Principle of Light Drawing
Photography literally means “drawing with light” from Greek “photos” and “graphen.” The principle that makes taking pictures possible was first noted by Aristotle in 300 BC. Much later in 1000 AD, a Persian optics expert and scientist named Abu Alhazin took this principle and invented the camera obscura or pinhole. It was a device that could take a scene and project it on a surface upside down. It was the oldest camera.
Beginning of Photography
Photography as we know it was first done by a Frenchman named Joseph Nicephore Niepce in the year 1827. He used a device known as a camera obscura or pinhole. Niepce did not invent the camera obscura. Others had used it before as a viewfinder, or tool for drawing. But he was the first to use it to create a photographic image. At the time people called his productions “heliographs” because sunlight was used to draw them. (Helios is Greek for light.)
To create a photograph, Niepce made a metal engraving covered with bitumen. He then exposed the metal plate to light. An image would slowly appear following the pattern of the engraving. The dark areas appeared dark, and the lighter areas were light. It was a long process taking about 8 hours. The image wasn’t permanent either.

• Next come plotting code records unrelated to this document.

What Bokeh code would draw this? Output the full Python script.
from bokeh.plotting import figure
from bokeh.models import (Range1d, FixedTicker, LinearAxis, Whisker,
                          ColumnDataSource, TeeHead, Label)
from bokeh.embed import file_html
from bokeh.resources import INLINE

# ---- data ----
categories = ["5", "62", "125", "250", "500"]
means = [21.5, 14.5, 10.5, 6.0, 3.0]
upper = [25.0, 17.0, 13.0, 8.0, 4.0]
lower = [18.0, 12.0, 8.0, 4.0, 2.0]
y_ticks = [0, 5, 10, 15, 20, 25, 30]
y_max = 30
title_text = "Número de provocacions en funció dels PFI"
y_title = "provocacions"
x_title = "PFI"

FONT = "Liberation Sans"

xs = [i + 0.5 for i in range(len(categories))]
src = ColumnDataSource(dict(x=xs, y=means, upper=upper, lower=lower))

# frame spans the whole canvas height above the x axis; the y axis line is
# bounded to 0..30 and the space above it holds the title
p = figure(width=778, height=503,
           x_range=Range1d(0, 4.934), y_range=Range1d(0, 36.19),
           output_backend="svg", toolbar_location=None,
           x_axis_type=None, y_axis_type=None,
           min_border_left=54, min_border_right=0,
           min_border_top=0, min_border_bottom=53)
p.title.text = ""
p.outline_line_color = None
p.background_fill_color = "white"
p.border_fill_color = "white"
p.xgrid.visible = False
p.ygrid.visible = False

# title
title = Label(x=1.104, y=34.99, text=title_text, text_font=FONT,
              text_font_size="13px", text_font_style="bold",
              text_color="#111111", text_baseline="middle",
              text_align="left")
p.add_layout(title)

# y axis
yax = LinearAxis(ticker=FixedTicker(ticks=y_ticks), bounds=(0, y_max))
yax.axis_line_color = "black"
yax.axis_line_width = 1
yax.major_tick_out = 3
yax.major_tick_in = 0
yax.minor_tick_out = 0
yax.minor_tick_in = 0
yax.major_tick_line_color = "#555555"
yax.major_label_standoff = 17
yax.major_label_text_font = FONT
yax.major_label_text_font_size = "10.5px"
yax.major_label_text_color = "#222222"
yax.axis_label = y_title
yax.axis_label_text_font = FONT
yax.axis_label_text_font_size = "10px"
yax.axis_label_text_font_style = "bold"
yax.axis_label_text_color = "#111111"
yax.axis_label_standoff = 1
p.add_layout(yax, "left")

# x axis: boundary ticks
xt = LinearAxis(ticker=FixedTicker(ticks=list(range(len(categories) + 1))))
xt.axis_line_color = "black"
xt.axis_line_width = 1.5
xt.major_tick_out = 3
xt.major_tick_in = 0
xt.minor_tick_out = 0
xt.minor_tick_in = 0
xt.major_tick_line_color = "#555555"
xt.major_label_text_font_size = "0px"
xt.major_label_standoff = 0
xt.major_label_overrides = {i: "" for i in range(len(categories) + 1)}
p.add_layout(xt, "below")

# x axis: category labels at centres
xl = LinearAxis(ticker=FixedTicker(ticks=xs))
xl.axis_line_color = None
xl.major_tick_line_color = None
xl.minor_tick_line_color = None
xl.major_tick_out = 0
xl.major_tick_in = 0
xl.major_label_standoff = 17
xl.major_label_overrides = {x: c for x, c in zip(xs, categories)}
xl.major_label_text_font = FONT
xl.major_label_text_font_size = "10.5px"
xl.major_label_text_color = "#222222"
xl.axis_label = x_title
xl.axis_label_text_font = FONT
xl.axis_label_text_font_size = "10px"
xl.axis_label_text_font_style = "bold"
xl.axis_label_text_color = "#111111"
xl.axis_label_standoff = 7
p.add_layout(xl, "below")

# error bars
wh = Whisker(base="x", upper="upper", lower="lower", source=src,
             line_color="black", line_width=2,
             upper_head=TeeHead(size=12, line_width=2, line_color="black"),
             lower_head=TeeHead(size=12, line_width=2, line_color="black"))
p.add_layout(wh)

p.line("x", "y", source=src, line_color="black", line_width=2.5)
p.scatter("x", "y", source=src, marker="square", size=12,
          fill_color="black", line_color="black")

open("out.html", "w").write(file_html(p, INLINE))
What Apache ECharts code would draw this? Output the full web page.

Another French native also discovered a way to make photography. His name was Louis Daguerre. Working painstakingly, Daguerre shortened the exposure time to half an hour. He was also able to make the images permanent. Of all the inventors of photographic devices then, Daguerre was the first to publicize his work. His was also the first with a relatively short exposure time. Thus Louis Daguerre was considered the man who discovered photography. Sir John F.W. Herschel was the one who coined the term “photography” to describe the art of recording by light.
Daguerre and Niepce began to work together to perfect their discovery. But Niepce died some time later and Daguerre had to carry on the work with the former’s son. In 1839 Daguerre invented the daguerreotype, named after its creator. This photography model formed a negative image which was then exposed on a silver mirror polished with iodine. Once the image appeared, Daguerre covered it with silver chloride to preserve it.
That same year, the French government bought the rights to the daguerreotype from Daguerre and Niepce’s son. They then wrote a book on how the invention was made. People rushed to acquire the device. Soon photography studios were popping up everywhere.